- GOAL: Repeat the data word for word. Do not include the pictures.

- COLLECTED MATERIAL:
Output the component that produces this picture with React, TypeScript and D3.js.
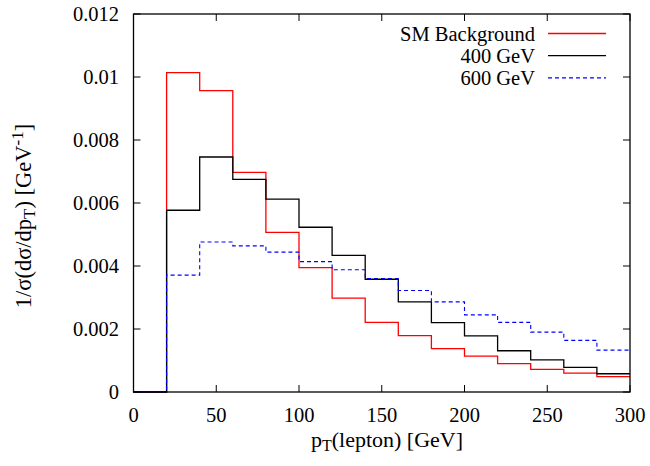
import React from "react";
import * as d3 from "d3";

// bin lower edges (GeV), bin width 20
const binEdges = [0, 20, 40, 60, 80, 100, 120, 140, 160, 180, 200, 220, 240, 260, 280];
const binWidth = 20;

const smBackground = [0, 0.01014, 0.00957, 0.00697, 0.00507, 0.00395, 0.00298, 0.00221, 0.00179, 0.00138, 0.00114, 0.0009, 0.00072, 0.0006, 0.00049];
const mass400 = [0, 0.00577, 0.00746, 0.00675, 0.00612, 0.00523, 0.00434, 0.00358, 0.00286, 0.0022, 0.00178, 0.00131, 0.00102, 0.00078, 0.00058];
const mass600 = [0, 0.00371, 0.00476, 0.00464, 0.00444, 0.00414, 0.00388, 0.0036, 0.00322, 0.00286, 0.00245, 0.00221, 0.0019, 0.00164, 0.00133];

const xTicks = [0, 50, 100, 150, 200, 250, 300];
const yTicks = [0, 0.002, 0.004, 0.006, 0.008, 0.01, 0.012];

const series = [
  { name: "SM Background", values: smBackground, color: "#ff0000", dash: "", width: 1.3 },
  { name: "400 GeV", values: mass400, color: "#000000", dash: "", width: 1.3 },
  { name: "600 GeV", values: mass600, color: "#0000ff", dash: "4,3", width: 1.1 },
];

export default function App() {
  const width = 650;
  const height = 466;
  const margin = { left: 133.5, right: 20, top: 14, bottom: 74 };
  const font = "Liberation Serif, DejaVu Serif, serif";

  const x = d3.scaleLinear().domain([0, 300]).range([margin.left, width - margin.right]);
  const y = d3.scaleLinear().domain([0, 0.012]).range([height - margin.bottom, margin.top]);

  const line = d3
    .line<[number, number]>()
    .x((d) => x(d[0]))
    .y((d) => y(d[1]))
    .curve(d3.curveStepAfter);

  const toPoints = (vals: number[]): [number, number][] => {
    const pts: [number, number][] = binEdges.map((e, i) => [e, vals[i]]);
    pts.push([binEdges[binEdges.length - 1] + binWidth, vals[vals.length - 1]]);
    return pts;
  };

  const [x0, x1] = x.range();
  const [y0, y1] = y.range();
  const tickLen = 7;
  const ts = { fontFamily: font };
  const fs = 20.5;

  return (
    <svg
      width={width}
      height={height}
      style={{ position: "absolute", left: 0, top: 0, background: "#fff", fontFamily: font }}
    >
      {/* series */}
      {series.map((s) => (
        <path
          key={s.name}
          d={line(toPoints(s.values)) || ""}
          fill="none"
          stroke={s.color}
          strokeWidth={s.width}
          strokeDasharray={s.dash || undefined}
        />
      ))}

      {/* ticks, mirrored on all sides */}
      {xTicks.map((t) => (
        <g key={"x" + t}>
          <line x1={x(t)} x2={x(t)} y1={y0} y2={y0 - tickLen} stroke="#000" strokeWidth={1} />
          <line x1={x(t)} x2={x(t)} y1={y1} y2={y1 + tickLen} stroke="#000" strokeWidth={1} />
          <text x={x(t)} y={421.5} textAnchor="middle" fontSize={fs} style={ts}>
            {t}
          </text>
        </g>
      ))}
      {yTicks.map((t) => (
        <g key={"y" + t}>
          <line x1={x0} x2={x0 + tickLen} y1={y(t)} y2={y(t)} stroke="#000" strokeWidth={1} />
          <line x1={x1} x2={x1 - tickLen} y1={y(t)} y2={y(t)} stroke="#000" strokeWidth={1} />
          <text x={119} y={y(t) + 7} textAnchor="end" fontSize={fs} style={ts}>
            {t === 0 ? "0" : String(+t.toFixed(3))}
          </text>
        </g>
      ))}

      {/* frame */}
      <rect x={x0} y={y1} width={x1 - x0} height={y0 - y1} fill="none" stroke="#000" strokeWidth={1.3} />

      {/* legend */}
      {series.map((s, i) => {
        const ly = 33.5 + i * 22.2;
        return (
          <g key={"leg" + s.name}>
            <text x={535} y={ly + 7} textAnchor="end" fontSize={fs} style={ts}>
              {s.name}
            </text>
            <line
              x1={548}
              x2={606}
              y1={ly}
              y2={ly}
              stroke={s.color}
              strokeWidth={s.width}
              strokeDasharray={s.dash || undefined}
            />
          </g>
        );
      })}

      {/* axis titles */}
      <text x={387} y={447} textAnchor="middle" fontSize={22} style={ts}>
        p<tspan fontSize={16} dy={4}>T</tspan>
        <tspan dy={-4}>(lepton) [GeV]</tspan>
      </text>
      <text
        transform={`translate(31,216) rotate(-90)`}
        textAnchor="middle"
        fontSize={22.5}
        style={ts}
      >
        1/σ(dσ/dp<tspan fontSize={17} dy={4}>T</tspan>
        <tspan dy={-4}>) [GeV</tspan>
        <tspan fontSize={17} dy={-8}>-1</tspan>
        <tspan dy={8}>]</tspan>
      </text>
    </svg>
  );
}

- ANSWER BELOW:
Output the component that produces this picture with React, TypeScript and D3.js.
import React from "react";
import * as d3 from "d3";

// bin lower edges (GeV), bin width 20
const binEdges = [0, 20, 40, 60, 80, 100, 120, 140, 160, 180, 200, 220, 240, 260, 280];
const binWidth = 20;

const smBackground = [0, 0.01014, 0.00957, 0.00697, 0.00507, 0.00395, 0.00298, 0.00221, 0.00179, 0.00138, 0.00114, 0.0009, 0.00072, 0.0006, 0.00049];
const mass400 = [0, 0.00577, 0.00746, 0.00675, 0.00612, 0.00523, 0.00434, 0.00358, 0.00286, 0.0022, 0.00178, 0.00131, 0.00102, 0.00078, 0.00058];
const mass600 = [0, 0.00371, 0.00476, 0.00464, 0.00444, 0.00414, 0.00388, 0.0036, 0.00322, 0.00286, 0.00245, 0.00221, 0.0019, 0.00164, 0.00133];

const xTicks = [0, 50, 100, 150, 200, 250, 300];
const yTicks = [0, 0.002, 0.004, 0.006, 0.008, 0.01, 0.012];

const series = [
  { name: "SM Background", values: smBackground, color: "#ff0000", dash: "", width: 1.3 },
  { name: "400 GeV", values: mass400, color: "#000000", dash: "", width: 1.3 },
  { name: "600 GeV", values: mass600, color: "#0000ff", dash: "4,3", width: 1.1 },
];

export default function App() {
  const width = 650;
  const height = 466;
  const margin = { left: 133.5, right: 20, top: 14, bottom: 74 };
  const font = "Liberation Serif, DejaVu Serif, serif";

  const x = d3.scaleLinear().domain([0, 300]).range([margin.left, width - margin.right]);
  const y = d3.scaleLinear().domain([0, 0.012]).range([height - margin.bottom, margin.top]);

  const line = d3
    .line<[number, number]>()
    .x((d) => x(d[0]))
    .y((d) => y(d[1]))
    .curve(d3.curveStepAfter);

  const toPoints = (vals: number[]): [number, number][] => {
    const pts: [number, number][] = binEdges.map((e, i) => [e, vals[i]]);
    pts.push([binEdges[binEdges.length - 1] + binWidth, vals[vals.length - 1]]);
    return pts;
  };

  const [x0, x1] = x.range();
  const [y0, y1] = y.range();
  const tickLen = 7;
  const ts = { fontFamily: font };
  const fs = 20.5;

  return (
    <svg
      width={width}
      height={height}
      style={{ position: "absolute", left: 0, top: 0, background: "#fff", fontFamily: font }}
    >
      {/* series */}
      {series.map((s) => (
        <path
          key={s.name}
          d={line(toPoints(s.values)) || ""}
          fill="none"
          stroke={s.color}
          strokeWidth={s.width}
          strokeDasharray={s.dash || undefined}
        />
      ))}

      {/* ticks, mirrored on all sides */}
      {xTicks.map((t) => (
        <g key={"x" + t}>
          <line x1={x(t)} x2={x(t)} y1={y0} y2={y0 - tickLen} stroke="#000" strokeWidth={1} />
          <line x1={x(t)} x2={x(t)} y1={y1} y2={y1 + tickLen} stroke="#000" strokeWidth={1} />
          <text x={x(t)} y={421.5} textAnchor="middle" fontSize={fs} style={ts}>
            {t}
          </text>
        </g>
      ))}
      {yTicks.map((t) => (
        <g key={"y" + t}>
          <line x1={x0} x2={x0 + tickLen} y1={y(t)} y2={y(t)} stroke="#000" strokeWidth={1} />
          <line x1={x1} x2={x1 - tickLen} y1={y(t)} y2={y(t)} stroke="#000" strokeWidth={1} />
          <text x={119} y={y(t) + 7} textAnchor="end" fontSize={fs} style={ts}>
            {t === 0 ? "0" : String(+t.toFixed(3))}
          </text>
        </g>
      ))}

      {/* frame */}
      <rect x={x0} y={y1} width={x1 - x0} height={y0 - y1} fill="none" stroke="#000" strokeWidth={1.3} />

      {/* legend */}
      {series.map((s, i) => {
        const ly = 33.5 + i * 22.2;
        return (
          <g key={"leg" + s.name}>
            <text x={535} y={ly + 7} textAnchor="end" fontSize={fs} style={ts}>
              {s.name}
            </text>
            <line
              x1={548}
              x2={606}
              y1={ly}
              y2={ly}
              stroke={s.color}
              strokeWidth={s.width}
              strokeDasharray={s.dash || undefined}
            />
          </g>
        );
      })}

      {/* axis titles */}
      <text x={387} y={447} textAnchor="middle" fontSize={22} style={ts}>
        p<tspan fontSize={16} dy={4}>T</tspan>
        <tspan dy={-4}>(lepton) [GeV]</tspan>
      </text>
      <text
        transform={`translate(31,216) rotate(-90)`}
        textAnchor="middle"
        fontSize={22.5}
        style={ts}
      >
        1/σ(dσ/dp<tspan fontSize={17} dy={4}>T</tspan>
        <tspan dy={-4}>) [GeV</tspan>
        <tspan fontSize={17} dy={-8}>-1</tspan>
        <tspan dy={8}>]</tspan>
      </text>
    </svg>
  );
}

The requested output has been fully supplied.